((

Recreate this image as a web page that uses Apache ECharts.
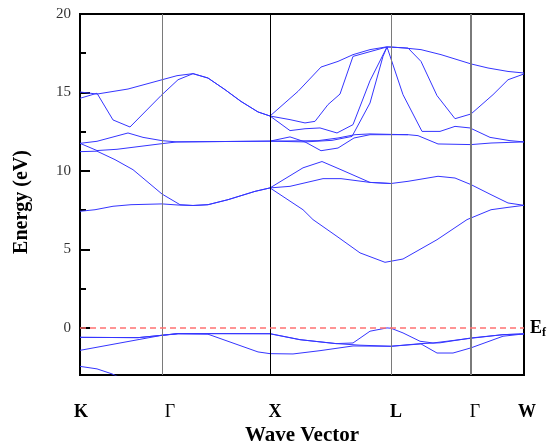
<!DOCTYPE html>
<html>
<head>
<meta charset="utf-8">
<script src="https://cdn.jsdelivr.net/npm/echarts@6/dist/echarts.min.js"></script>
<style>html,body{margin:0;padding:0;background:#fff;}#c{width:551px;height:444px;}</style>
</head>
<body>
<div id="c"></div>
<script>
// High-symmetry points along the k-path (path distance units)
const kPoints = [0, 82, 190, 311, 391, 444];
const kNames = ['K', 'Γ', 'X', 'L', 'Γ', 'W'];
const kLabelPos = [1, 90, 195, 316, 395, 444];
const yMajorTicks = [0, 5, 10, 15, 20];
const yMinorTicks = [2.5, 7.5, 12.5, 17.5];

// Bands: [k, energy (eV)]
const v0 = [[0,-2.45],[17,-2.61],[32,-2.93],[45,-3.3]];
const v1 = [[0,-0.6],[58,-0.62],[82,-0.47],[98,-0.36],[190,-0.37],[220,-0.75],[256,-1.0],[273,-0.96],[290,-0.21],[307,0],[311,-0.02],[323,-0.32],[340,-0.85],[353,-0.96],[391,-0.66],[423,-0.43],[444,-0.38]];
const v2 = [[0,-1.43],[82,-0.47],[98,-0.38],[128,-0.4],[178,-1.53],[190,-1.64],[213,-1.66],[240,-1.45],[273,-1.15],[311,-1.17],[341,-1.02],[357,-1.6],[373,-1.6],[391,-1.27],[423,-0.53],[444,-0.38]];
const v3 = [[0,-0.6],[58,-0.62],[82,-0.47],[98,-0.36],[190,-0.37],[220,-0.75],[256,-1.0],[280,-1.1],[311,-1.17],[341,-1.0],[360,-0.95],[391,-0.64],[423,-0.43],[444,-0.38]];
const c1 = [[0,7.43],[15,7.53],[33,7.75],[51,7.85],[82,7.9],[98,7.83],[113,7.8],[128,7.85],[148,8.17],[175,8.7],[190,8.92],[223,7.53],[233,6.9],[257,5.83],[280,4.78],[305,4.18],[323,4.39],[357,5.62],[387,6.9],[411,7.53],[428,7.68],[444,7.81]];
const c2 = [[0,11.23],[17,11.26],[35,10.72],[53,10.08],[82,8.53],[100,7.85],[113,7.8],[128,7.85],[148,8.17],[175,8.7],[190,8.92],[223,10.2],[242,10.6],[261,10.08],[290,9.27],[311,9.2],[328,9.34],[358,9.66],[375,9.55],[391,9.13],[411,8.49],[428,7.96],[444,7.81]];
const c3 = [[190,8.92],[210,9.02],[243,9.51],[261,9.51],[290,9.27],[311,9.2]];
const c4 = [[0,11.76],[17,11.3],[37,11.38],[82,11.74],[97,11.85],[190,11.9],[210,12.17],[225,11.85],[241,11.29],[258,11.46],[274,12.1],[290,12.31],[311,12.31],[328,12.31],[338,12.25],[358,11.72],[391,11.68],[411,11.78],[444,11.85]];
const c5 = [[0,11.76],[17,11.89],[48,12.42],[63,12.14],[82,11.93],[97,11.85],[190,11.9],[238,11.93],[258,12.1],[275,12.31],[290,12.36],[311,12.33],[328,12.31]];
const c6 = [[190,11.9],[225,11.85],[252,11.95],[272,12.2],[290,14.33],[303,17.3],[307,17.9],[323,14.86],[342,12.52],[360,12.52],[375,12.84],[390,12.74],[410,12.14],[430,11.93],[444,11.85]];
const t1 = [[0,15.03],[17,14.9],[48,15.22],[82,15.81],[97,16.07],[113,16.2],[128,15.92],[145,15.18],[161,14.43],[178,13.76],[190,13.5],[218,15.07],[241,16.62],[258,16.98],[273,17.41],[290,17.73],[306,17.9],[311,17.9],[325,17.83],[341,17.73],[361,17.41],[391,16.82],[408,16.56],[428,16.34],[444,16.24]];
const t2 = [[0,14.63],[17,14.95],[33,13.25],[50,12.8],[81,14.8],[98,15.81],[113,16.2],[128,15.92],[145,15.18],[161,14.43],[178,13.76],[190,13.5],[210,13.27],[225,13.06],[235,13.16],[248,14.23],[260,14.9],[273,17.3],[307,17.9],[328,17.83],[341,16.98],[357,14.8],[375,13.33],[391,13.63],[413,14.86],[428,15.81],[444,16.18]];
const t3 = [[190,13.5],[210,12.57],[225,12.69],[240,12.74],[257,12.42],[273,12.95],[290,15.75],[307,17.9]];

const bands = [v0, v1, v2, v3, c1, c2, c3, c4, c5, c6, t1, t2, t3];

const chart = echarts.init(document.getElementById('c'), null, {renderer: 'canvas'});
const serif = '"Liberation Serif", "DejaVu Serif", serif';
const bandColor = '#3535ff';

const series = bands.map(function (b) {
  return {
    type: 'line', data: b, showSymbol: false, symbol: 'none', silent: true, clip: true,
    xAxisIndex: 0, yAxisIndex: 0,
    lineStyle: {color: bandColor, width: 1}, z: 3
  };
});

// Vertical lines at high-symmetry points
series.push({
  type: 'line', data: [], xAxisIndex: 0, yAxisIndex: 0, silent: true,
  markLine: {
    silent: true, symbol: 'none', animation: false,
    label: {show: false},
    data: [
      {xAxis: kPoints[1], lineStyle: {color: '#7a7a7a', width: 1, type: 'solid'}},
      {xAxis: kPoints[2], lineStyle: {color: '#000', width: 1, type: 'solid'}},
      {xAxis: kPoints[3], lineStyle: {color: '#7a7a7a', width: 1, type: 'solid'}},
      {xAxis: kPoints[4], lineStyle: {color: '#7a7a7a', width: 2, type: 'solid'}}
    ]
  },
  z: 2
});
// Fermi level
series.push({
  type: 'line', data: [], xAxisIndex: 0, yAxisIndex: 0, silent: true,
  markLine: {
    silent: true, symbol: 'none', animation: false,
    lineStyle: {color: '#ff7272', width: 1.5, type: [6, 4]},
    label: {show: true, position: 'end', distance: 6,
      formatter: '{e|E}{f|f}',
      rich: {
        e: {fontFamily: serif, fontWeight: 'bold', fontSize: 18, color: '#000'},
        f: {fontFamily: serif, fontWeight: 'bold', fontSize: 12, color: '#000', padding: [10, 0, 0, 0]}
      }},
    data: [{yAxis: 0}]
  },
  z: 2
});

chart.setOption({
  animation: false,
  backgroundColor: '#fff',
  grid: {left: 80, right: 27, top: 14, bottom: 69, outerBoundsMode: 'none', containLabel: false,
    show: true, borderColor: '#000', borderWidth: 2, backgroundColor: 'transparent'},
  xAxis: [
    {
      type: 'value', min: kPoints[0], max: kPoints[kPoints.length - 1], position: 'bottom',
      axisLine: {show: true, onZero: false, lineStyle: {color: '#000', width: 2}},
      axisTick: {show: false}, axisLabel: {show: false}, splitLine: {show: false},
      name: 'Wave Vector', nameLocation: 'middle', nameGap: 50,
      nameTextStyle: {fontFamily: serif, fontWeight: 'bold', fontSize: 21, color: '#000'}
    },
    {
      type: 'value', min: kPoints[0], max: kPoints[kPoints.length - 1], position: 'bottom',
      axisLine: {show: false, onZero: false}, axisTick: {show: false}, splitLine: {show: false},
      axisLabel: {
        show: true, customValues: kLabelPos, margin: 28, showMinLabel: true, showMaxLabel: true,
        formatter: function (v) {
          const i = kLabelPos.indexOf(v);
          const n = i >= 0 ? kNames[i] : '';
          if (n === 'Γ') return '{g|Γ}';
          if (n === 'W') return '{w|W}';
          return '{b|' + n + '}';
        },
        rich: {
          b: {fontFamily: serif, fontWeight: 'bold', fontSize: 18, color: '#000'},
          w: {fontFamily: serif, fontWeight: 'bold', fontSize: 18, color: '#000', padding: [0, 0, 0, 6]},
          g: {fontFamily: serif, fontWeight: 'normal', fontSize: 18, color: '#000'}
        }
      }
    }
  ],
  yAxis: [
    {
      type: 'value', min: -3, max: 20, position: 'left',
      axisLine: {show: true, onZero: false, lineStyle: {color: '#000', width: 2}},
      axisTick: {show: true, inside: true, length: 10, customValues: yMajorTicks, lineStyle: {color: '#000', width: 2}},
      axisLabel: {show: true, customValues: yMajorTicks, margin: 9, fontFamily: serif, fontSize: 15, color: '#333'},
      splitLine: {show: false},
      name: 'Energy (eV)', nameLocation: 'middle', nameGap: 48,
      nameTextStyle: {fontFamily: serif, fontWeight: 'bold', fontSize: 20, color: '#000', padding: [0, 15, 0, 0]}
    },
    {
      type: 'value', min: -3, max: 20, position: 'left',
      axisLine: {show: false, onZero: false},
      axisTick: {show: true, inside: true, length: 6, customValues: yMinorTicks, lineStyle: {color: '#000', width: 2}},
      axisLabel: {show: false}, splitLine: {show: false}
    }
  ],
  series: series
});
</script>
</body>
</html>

))

TASK TO COMPLETE → Take the material above from its first line through the line holding "const yMinorTicks = [2.5, 7.5, 12.5, 17.5];" and set it down exactly, without the pictures.

SOLUTION TO THIS TASK →
Recreate this image as a web page that uses Apache ECharts.
<!DOCTYPE html>
<html>
<head>
<meta charset="utf-8">
<script src="https://cdn.jsdelivr.net/npm/echarts@6/dist/echarts.min.js"></script>
<style>html,body{margin:0;padding:0;background:#fff;}#c{width:551px;height:444px;}</style>
</head>
<body>
<div id="c"></div>
<script>
// High-symmetry points along the k-path (path distance units)
const kPoints = [0, 82, 190, 311, 391, 444];
const kNames = ['K', 'Γ', 'X', 'L', 'Γ', 'W'];
const kLabelPos = [1, 90, 195, 316, 395, 444];
const yMajorTicks = [0, 5, 10, 15, 20];
const yMinorTicks = [2.5, 7.5, 12.5, 17.5];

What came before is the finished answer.